In particular, the FTC requested comments on the application of its Section 5 authority under the FTC Act of 1914 in relation to the broadband internet access service business, the efficacy of its current remedial authority to deter unfair and deceptive conduct in privacy and data security matters. Furthermore, the FTC requested feedback on the benefits and costs of varying state, federal and international privacy laws and regulations, including the conflicts associated with those standards. The FTC is also seeking input on consumer protection implications associated with location tracking mechanisms and the use of algorithmic decision tools, artificial intelligence, and predictive analytics, particularly in the context of marketing and advertising.
It won’t change the FTC’s authority, but it could help them develop proposals for the U.S. Congress on things like privacy legislation, national data breach legislation and litigation reform
Brown noted, “The FTC will certainly be looking at the role of states in the internet economy, [particularly] at whether state laws erect barriers to commerce and innovation.
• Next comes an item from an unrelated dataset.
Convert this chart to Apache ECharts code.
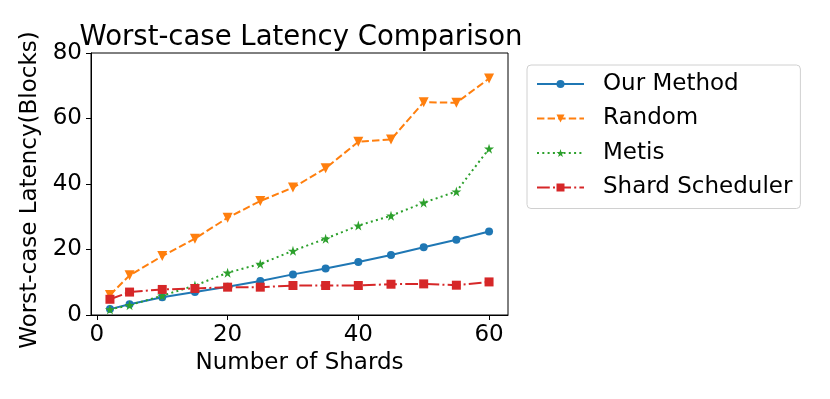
<!DOCTYPE html>
<html>
<head>
<meta charset="utf-8">
<script src="https://cdn.jsdelivr.net/npm/echarts@6/dist/echarts.min.js"></script>
<style>
  html, body { margin: 0; padding: 0; background: #fff; }
  #chart { width: 830px; height: 399px; }
</style>
</head>
<body>
<div id="chart"></div>
<script>
const shards = [2, 5, 10, 15, 20, 25, 30, 35, 40, 45, 50, 55, 60]
const ourMethod = [1.8, 3.3, 5.4, 7.0, 8.6, 10.4, 12.4, 14.2, 16.2, 18.3, 20.7, 23.0, 25.5]
const randomPart = [6.1, 12.1, 18.0, 23.3, 29.7, 34.8, 38.9, 44.8, 52.9, 53.6, 65.0, 64.8, 72.2]
const metis = [1.7, 3.0, 5.9, 9.0, 12.9, 15.6, 19.6, 23.3, 27.3, 30.3, 34.3, 37.7, 50.8]
const shardScheduler = [4.8, 7.0, 7.8, 8.1, 8.5, 8.5, 9.0, 9.0, 9.0, 9.4, 9.5, 9.1, 10.1]
const xTicks = [0, 20, 40, 60]

const FONT = 'DejaVu Sans'
const STAR = 'path://M50,0 L61,35 L98,35 L68,57 L79,91 L50,70 L21,91 L32,57 L2,35 L39,35 Z'

function pairs(ys) {
  return shards.map((x, i) => [x, ys[i]])
}

function makeSeries(name, ys, color, dash, symbol, size, rotate) {
  return {
    name,
    type: 'line',
    data: pairs(ys),
    symbol,
    symbolSize: size,
    symbolRotate: rotate || 0,
    lineStyle: { color, width: 2, type: dash },
    itemStyle: { color, borderWidth: 0 },
    emphasis: { disabled: true }
  }
}

const chart = echarts.init(document.getElementById('chart'))
chart.setOption({
  animation: false,
  textStyle: { fontFamily: FONT },
  title: {
    text: 'Worst-case Latency Comparison',
    left: 296,
    textAlign: 'center',
    top: 19,
    textStyle: { fontFamily: FONT, fontSize: 27.5, fontWeight: 'normal', color: '#000' }
  },
  legend: {
    orient: 'vertical',
    left: 527,
    top: 65,
    padding: [6, 8, 8, 9],
    itemWidth: 47,
    itemHeight: 10,
    itemGap: 8.5,
    borderColor: '#d0d0d0',
    borderWidth: 1,
    borderRadius: 4,
    textStyle: { fontFamily: FONT, fontSize: 23, color: '#000', lineHeight: 26, padding: [0, 0, 0, 14] },
    data: ['Our Method', 'Random', 'Metis', 'Shard Scheduler']
  },
  grid: {
    left: 91,
    right: 322,
    top: 53,
    bottom: 84,
    show: true,
    borderColor: '#000',
    borderWidth: 1
  },
  xAxis: {
    type: 'value',
    min: -0.9,
    max: 62.9,
    name: 'Number of Shards',
    nameLocation: 'middle',
    nameGap: 32,
    nameTextStyle: { fontFamily: FONT, fontSize: 23, color: '#000' },
    axisLine: { show: true, onZero: false, lineStyle: { color: '#000' } },
    axisTick: { show: true, length: 5, customValues: xTicks, lineStyle: { color: '#000' } },
    axisLabel: { customValues: xTicks, margin: 9, fontFamily: FONT, fontSize: 23, color: '#000' },
    splitLine: { show: false }
  },
  yAxis: {
    type: 'value',
    min: 0,
    max: 80,
    interval: 20,
    name: 'Worst-case Latency(Blocks)',
    nameLocation: 'middle',
    nameGap: 43,
    nameTextStyle: { fontFamily: FONT, fontSize: 23, color: '#000', padding: [0, 12, 0, 0] },
    axisLine: { show: true, onZero: false, lineStyle: { color: '#000' } },
    axisTick: { show: true, length: 5, lineStyle: { color: '#000' } },
    axisLabel: { margin: 9, fontFamily: FONT, fontSize: 23, color: '#000' },
    splitLine: { show: false }
  },
  series: [
    makeSeries('Our Method', ourMethod, '#1f77b4', 'solid', 'circle', 8),
    makeSeries('Random', randomPart, '#ff7f0e', [7.4, 3.2], 'triangle', 10, 180),
    makeSeries('Metis', metis, '#2ca02c', [2, 3.3], STAR, 10),
    makeSeries('Shard Scheduler', shardScheduler, '#d62728', [12.8, 3.2, 2, 3.2], 'rect', 9)
  ]
})
</script>
</body>
</html>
They will also be looking at the markets for various connected services, and what sort of supervision is needed, if any, over internet companies. They have traditionally used cost benefit analysis and waited for evidence of harm to act and I expect them to do so here. […] The LabMD decision is also certainly on the FTC’s mind as they consider their role in addressing data security. They were long criticised for aspects of their consent decrees and will have to consider the United States Court of Appeals for the Eleventh Circuit’s ruling to determine how to proceed.”
The FTC noted that the comments and hearings will assist in evaluating its short and long-term enforcement and policy agenda, and to identify areas for additional study, enforcement, advocacy, and policy guidance. Moreover, the FTC highlighted that the hearings are modelled after the 1995 Pitofsky hearings, which prompted discussion of emerging problems and the preparation of public reports on the facts, issues, governing law, and the need, where appropriate for change, resulting in two staff reports being released.
Brown concluded, “A few things [should be discussed with a view to reform], including, how to provide predictability for American businesses and prevent frivolous lawsuits that could limit beneficial innovation. How can we stop revictimising US companies who suffer breaches from the criminal acts of third parties? How can we show the US cares about privacy without being pushed toward a top-down regulatory approach like the EU has pursued? How can we focus resources on real harms and risks? Small and medium businesses are the ones most hurt by complicated and unpredictable regulation. We need to have an environment in which innovation can thrive.”